WHAT YOU WILL DO :: Repeat the listing that follows, character for character, minus the pictures.

━━━━

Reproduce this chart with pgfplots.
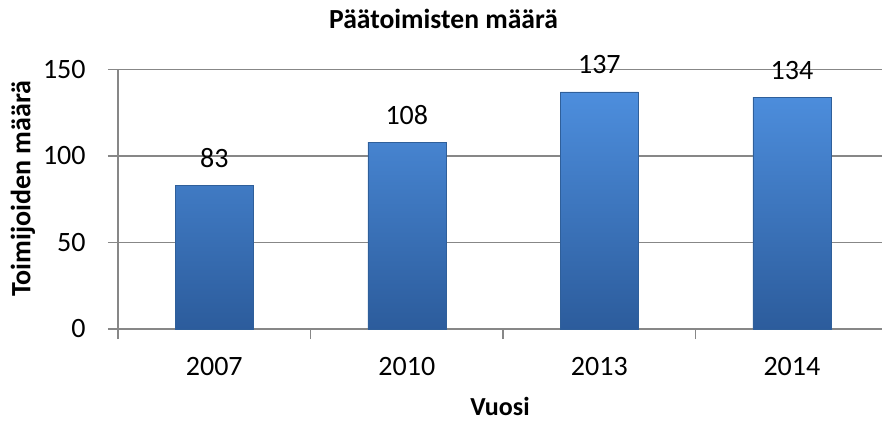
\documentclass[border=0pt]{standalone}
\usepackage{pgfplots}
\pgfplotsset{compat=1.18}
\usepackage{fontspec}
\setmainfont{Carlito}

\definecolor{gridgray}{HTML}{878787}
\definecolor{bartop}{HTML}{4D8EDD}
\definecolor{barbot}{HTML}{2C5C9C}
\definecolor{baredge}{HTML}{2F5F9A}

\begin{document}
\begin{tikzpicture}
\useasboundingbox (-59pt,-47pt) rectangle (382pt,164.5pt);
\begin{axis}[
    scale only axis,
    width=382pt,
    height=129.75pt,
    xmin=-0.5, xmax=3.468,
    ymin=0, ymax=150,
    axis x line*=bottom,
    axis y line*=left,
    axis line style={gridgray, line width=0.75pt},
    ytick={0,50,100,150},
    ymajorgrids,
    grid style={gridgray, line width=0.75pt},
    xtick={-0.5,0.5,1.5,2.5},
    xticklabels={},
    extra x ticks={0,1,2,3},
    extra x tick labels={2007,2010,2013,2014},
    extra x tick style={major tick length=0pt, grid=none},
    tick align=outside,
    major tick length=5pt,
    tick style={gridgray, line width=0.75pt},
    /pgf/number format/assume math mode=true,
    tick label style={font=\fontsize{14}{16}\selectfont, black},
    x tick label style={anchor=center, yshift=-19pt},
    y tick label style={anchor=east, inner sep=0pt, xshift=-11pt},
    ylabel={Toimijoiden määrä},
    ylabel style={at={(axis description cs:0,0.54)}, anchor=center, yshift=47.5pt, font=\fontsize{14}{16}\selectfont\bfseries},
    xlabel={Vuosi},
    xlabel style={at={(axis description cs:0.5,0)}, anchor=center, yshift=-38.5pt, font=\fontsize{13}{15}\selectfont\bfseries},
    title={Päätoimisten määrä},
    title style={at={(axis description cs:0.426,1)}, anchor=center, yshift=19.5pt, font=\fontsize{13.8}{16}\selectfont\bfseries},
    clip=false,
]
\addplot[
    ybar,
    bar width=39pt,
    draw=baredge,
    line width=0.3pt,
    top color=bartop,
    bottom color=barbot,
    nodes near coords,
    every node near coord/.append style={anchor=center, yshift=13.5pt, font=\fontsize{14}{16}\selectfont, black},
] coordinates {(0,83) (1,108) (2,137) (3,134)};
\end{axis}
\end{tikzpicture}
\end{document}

━━━━

RESULT OF THIS TASK ::
Reproduce this chart with pgfplots.
\documentclass[border=0pt]{standalone}
\usepackage{pgfplots}
\pgfplotsset{compat=1.18}
\usepackage{fontspec}
\setmainfont{Carlito}

\definecolor{gridgray}{HTML}{878787}
\definecolor{bartop}{HTML}{4D8EDD}
\definecolor{barbot}{HTML}{2C5C9C}
\definecolor{baredge}{HTML}{2F5F9A}

\begin{document}
\begin{tikzpicture}
\useasboundingbox (-59pt,-47pt) rectangle (382pt,164.5pt);
\begin{axis}[
    scale only axis,
    width=382pt,
    height=129.75pt,
    xmin=-0.5, xmax=3.468,
    ymin=0, ymax=150,
    axis x line*=bottom,
    axis y line*=left,
    axis line style={gridgray, line width=0.75pt},
    ytick={0,50,100,150},
    ymajorgrids,
    grid style={gridgray, line width=0.75pt},
    xtick={-0.5,0.5,1.5,2.5},
    xticklabels={},
    extra x ticks={0,1,2,3},
    extra x tick labels={2007,2010,2013,2014},
    extra x tick style={major tick length=0pt, grid=none},
    tick align=outside,
    major tick length=5pt,
    tick style={gridgray, line width=0.75pt},
    /pgf/number format/assume math mode=true,
    tick label style={font=\fontsize{14}{16}\selectfont, black},
    x tick label style={anchor=center, yshift=-19pt},
    y tick label style={anchor=east, inner sep=0pt, xshift=-11pt},
    ylabel={Toimijoiden määrä},
    ylabel style={at={(axis description cs:0,0.54)}, anchor=center, yshift=47.5pt, font=\fontsize{14}{16}\selectfont\bfseries},
    xlabel={Vuosi},
    xlabel style={at={(axis description cs:0.5,0)}, anchor=center, yshift=-38.5pt, font=\fontsize{13}{15}\selectfont\bfseries},
    title={Päätoimisten määrä},
    title style={at={(axis description cs:0.426,1)}, anchor=center, yshift=19.5pt, font=\fontsize{13.8}{16}\selectfont\bfseries},
    clip=false,
]
\addplot[
    ybar,
    bar width=39pt,
    draw=baredge,
    line width=0.3pt,
    top color=bartop,
    bottom color=barbot,
    nodes near coords,
    every node near coord/.append style={anchor=center, yshift=13.5pt, font=\fontsize{14}{16}\selectfont, black},
] coordinates {(0,83) (1,108) (2,137) (3,134)};
\end{axis}
\end{tikzpicture}
\end{document}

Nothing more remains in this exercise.